At the time, the lawyers thought his best chance was passage of a measure known as the Dream Act, which offers a path to citizenship to some young people. But the measure is languishing in Congress in an impasse of competing immigration legislation.
On the one hand, Ms. Cohen said, Amadou’s story is “a triumph of good government.” On the other, she added, “it’s about the nature of a system that only provides relief for one kid — with well-connected attorneys — at a time.”


Congratulations, Amadou!

Thanks to all who helped raise awareness of Amadou Ley’s problems with the INS.

From the Associated Press:

U.S. to let illegal Senegalese teen stay on student visa

NEW YORK A lawyer says an illegal Senegalese immigrant who attracted national attention after his success in a high school robotics contest in Atlanta will be allowed to stay in the United States on a student visa.

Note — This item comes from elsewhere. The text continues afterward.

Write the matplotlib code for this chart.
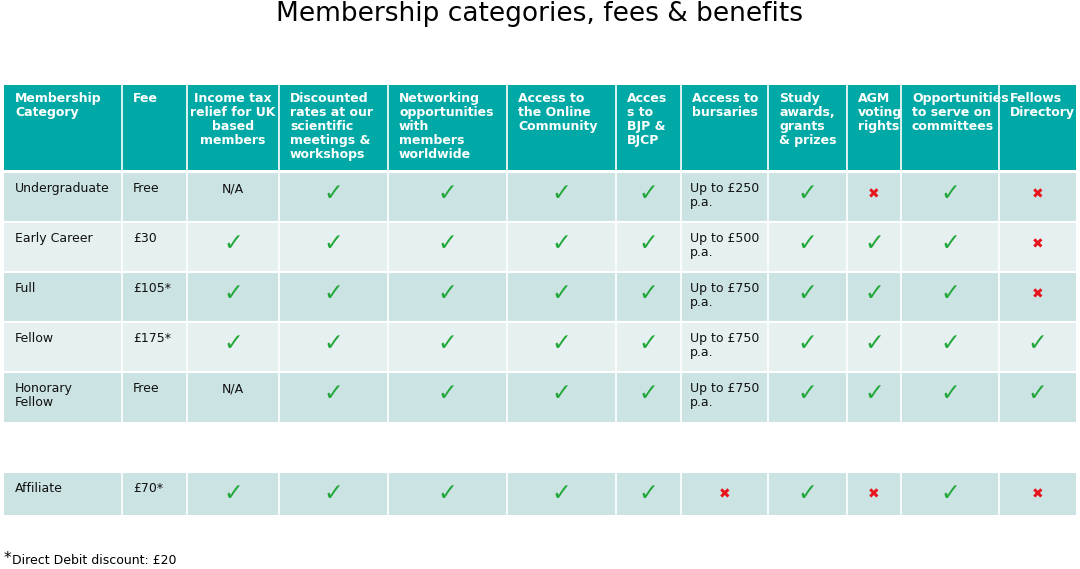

Eighteen-year-old Amadou Ly, who had been in the middle of deportation proceedings, can now pursue his goal of studying math and computer science at the College of Technology in Brooklyn.

His attorney, Ilona Cohen with a Washington firm, said – quote – “He already told me that he started picking out his college classes and he’s dreaming of his future as a computer engineer.”

Ly’s bid to stay in the United States received the support of leading lawmakers, including Senator Hillary Rodham Clinton, Congressman Charles Rangel and Mayor Michael Bloomberg, many of whom wrote letters to immigration authorities on his behalf.

His story came to public attention earlier this year, after he told members of his school robotics team that he couldn’t fly with them to Atlanta to compete in an international robotics championship at the Georgia Dome because he didn’t have proper identification.

The team, East Harlem Tech, had defeated New York City’s elite schools to enter the international FIRST Robotics Championship. Ly took an 18-hour train ride to attend the contest. Although his team didn’t win, his story reached the media.